Everything from the first line of the data through the line with "const svgRef = useRef();" is to be echoed exactly, minus the pictures.

------------------------------

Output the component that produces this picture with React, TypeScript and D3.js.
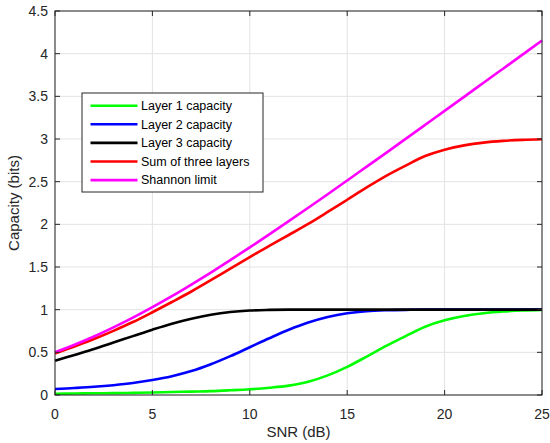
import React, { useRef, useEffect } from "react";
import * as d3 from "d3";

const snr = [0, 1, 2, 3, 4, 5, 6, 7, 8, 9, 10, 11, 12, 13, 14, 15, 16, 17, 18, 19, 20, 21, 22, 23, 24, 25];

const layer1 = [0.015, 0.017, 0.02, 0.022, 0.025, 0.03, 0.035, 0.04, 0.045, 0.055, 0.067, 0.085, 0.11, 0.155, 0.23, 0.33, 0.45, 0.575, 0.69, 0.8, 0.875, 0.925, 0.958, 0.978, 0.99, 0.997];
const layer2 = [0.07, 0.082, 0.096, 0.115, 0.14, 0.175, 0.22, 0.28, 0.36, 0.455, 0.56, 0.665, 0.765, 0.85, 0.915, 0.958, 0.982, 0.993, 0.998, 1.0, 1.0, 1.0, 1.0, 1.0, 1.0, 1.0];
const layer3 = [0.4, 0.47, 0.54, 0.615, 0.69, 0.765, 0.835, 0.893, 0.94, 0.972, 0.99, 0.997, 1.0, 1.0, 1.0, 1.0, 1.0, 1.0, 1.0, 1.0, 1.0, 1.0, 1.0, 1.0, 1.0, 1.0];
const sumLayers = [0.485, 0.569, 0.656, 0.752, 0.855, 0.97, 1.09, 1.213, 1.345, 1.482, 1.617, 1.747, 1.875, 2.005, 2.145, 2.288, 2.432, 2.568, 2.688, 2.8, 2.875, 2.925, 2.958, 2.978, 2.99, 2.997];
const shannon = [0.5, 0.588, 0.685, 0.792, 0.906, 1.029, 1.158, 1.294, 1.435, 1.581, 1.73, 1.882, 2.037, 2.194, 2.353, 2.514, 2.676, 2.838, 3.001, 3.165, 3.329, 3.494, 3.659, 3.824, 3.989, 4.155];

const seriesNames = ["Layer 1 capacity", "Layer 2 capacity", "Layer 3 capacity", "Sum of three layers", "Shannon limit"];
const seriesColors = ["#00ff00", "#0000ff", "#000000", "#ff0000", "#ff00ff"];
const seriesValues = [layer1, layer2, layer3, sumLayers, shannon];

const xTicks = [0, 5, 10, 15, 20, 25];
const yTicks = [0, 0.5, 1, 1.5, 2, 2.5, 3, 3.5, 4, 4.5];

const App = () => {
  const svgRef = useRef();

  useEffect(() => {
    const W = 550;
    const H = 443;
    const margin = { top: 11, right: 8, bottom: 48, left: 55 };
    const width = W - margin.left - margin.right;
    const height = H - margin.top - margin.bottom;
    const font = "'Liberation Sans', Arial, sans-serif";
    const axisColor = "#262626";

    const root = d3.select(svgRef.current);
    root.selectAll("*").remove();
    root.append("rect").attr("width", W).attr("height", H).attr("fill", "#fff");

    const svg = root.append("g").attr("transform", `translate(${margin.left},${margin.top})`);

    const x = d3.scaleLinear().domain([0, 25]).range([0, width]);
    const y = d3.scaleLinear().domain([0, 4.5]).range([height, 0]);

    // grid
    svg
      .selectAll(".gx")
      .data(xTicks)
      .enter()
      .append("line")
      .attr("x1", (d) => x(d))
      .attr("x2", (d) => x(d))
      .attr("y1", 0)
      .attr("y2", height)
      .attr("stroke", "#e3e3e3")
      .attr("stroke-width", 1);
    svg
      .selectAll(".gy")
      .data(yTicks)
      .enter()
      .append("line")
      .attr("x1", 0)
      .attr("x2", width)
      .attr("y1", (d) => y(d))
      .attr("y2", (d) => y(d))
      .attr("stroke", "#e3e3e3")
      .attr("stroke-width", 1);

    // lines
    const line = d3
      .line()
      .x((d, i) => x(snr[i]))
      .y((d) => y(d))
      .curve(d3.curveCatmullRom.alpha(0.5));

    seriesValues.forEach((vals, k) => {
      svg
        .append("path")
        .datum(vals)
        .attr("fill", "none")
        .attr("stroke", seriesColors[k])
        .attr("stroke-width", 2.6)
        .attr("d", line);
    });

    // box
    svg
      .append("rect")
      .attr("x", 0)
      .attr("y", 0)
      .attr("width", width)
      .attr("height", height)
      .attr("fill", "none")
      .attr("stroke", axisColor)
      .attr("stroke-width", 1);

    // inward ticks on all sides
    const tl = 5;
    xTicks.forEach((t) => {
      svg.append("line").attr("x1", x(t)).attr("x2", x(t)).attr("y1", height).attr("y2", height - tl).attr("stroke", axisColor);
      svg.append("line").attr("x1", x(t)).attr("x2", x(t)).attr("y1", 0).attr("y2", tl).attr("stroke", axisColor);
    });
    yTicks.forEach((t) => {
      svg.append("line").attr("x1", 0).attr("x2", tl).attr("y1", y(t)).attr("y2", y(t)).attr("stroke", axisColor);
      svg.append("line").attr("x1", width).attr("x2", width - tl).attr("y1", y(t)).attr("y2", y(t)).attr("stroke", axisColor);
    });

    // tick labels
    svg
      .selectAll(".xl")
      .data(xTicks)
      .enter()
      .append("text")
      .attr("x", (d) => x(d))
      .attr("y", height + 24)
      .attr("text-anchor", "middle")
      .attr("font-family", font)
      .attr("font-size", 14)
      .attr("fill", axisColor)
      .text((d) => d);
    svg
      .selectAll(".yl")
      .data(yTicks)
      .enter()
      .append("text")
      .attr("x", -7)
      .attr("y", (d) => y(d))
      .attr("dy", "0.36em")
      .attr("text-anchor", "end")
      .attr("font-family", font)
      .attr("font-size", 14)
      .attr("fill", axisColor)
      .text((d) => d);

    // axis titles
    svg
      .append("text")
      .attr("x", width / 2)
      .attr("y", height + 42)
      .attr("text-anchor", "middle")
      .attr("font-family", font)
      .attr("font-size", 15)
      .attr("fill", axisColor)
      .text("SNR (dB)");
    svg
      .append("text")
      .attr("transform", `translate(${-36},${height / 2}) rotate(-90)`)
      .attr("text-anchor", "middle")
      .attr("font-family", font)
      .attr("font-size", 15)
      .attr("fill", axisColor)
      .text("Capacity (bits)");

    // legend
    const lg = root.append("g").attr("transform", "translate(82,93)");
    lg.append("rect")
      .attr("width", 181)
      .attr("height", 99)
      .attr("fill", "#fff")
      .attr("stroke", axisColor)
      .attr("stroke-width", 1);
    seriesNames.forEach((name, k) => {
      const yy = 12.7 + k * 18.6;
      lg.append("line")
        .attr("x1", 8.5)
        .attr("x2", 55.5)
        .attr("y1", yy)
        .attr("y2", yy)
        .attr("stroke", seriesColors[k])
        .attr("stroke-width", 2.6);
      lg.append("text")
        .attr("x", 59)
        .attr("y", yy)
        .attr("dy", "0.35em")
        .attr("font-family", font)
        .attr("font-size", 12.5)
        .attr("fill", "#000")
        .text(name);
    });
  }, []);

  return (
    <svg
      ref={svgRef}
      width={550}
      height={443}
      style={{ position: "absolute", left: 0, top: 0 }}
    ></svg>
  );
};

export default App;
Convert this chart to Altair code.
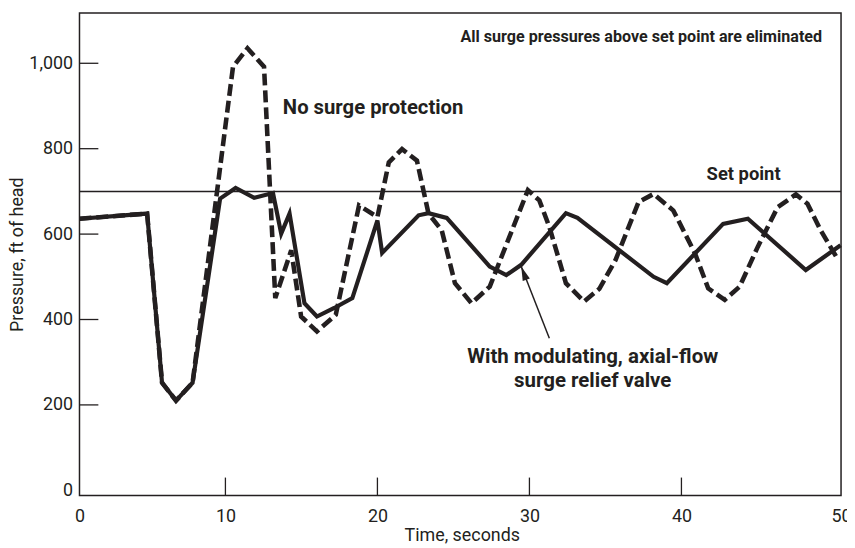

------------------------------

__Task response__
Output the component that produces this picture with React, TypeScript and D3.js.
import React, { useRef, useEffect } from "react";
import * as d3 from "d3";

const snr = [0, 1, 2, 3, 4, 5, 6, 7, 8, 9, 10, 11, 12, 13, 14, 15, 16, 17, 18, 19, 20, 21, 22, 23, 24, 25];

const layer1 = [0.015, 0.017, 0.02, 0.022, 0.025, 0.03, 0.035, 0.04, 0.045, 0.055, 0.067, 0.085, 0.11, 0.155, 0.23, 0.33, 0.45, 0.575, 0.69, 0.8, 0.875, 0.925, 0.958, 0.978, 0.99, 0.997];
const layer2 = [0.07, 0.082, 0.096, 0.115, 0.14, 0.175, 0.22, 0.28, 0.36, 0.455, 0.56, 0.665, 0.765, 0.85, 0.915, 0.958, 0.982, 0.993, 0.998, 1.0, 1.0, 1.0, 1.0, 1.0, 1.0, 1.0];
const layer3 = [0.4, 0.47, 0.54, 0.615, 0.69, 0.765, 0.835, 0.893, 0.94, 0.972, 0.99, 0.997, 1.0, 1.0, 1.0, 1.0, 1.0, 1.0, 1.0, 1.0, 1.0, 1.0, 1.0, 1.0, 1.0, 1.0];
const sumLayers = [0.485, 0.569, 0.656, 0.752, 0.855, 0.97, 1.09, 1.213, 1.345, 1.482, 1.617, 1.747, 1.875, 2.005, 2.145, 2.288, 2.432, 2.568, 2.688, 2.8, 2.875, 2.925, 2.958, 2.978, 2.99, 2.997];
const shannon = [0.5, 0.588, 0.685, 0.792, 0.906, 1.029, 1.158, 1.294, 1.435, 1.581, 1.73, 1.882, 2.037, 2.194, 2.353, 2.514, 2.676, 2.838, 3.001, 3.165, 3.329, 3.494, 3.659, 3.824, 3.989, 4.155];

const seriesNames = ["Layer 1 capacity", "Layer 2 capacity", "Layer 3 capacity", "Sum of three layers", "Shannon limit"];
const seriesColors = ["#00ff00", "#0000ff", "#000000", "#ff0000", "#ff00ff"];
const seriesValues = [layer1, layer2, layer3, sumLayers, shannon];

const xTicks = [0, 5, 10, 15, 20, 25];
const yTicks = [0, 0.5, 1, 1.5, 2, 2.5, 3, 3.5, 4, 4.5];

const App = () => {
  const svgRef = useRef();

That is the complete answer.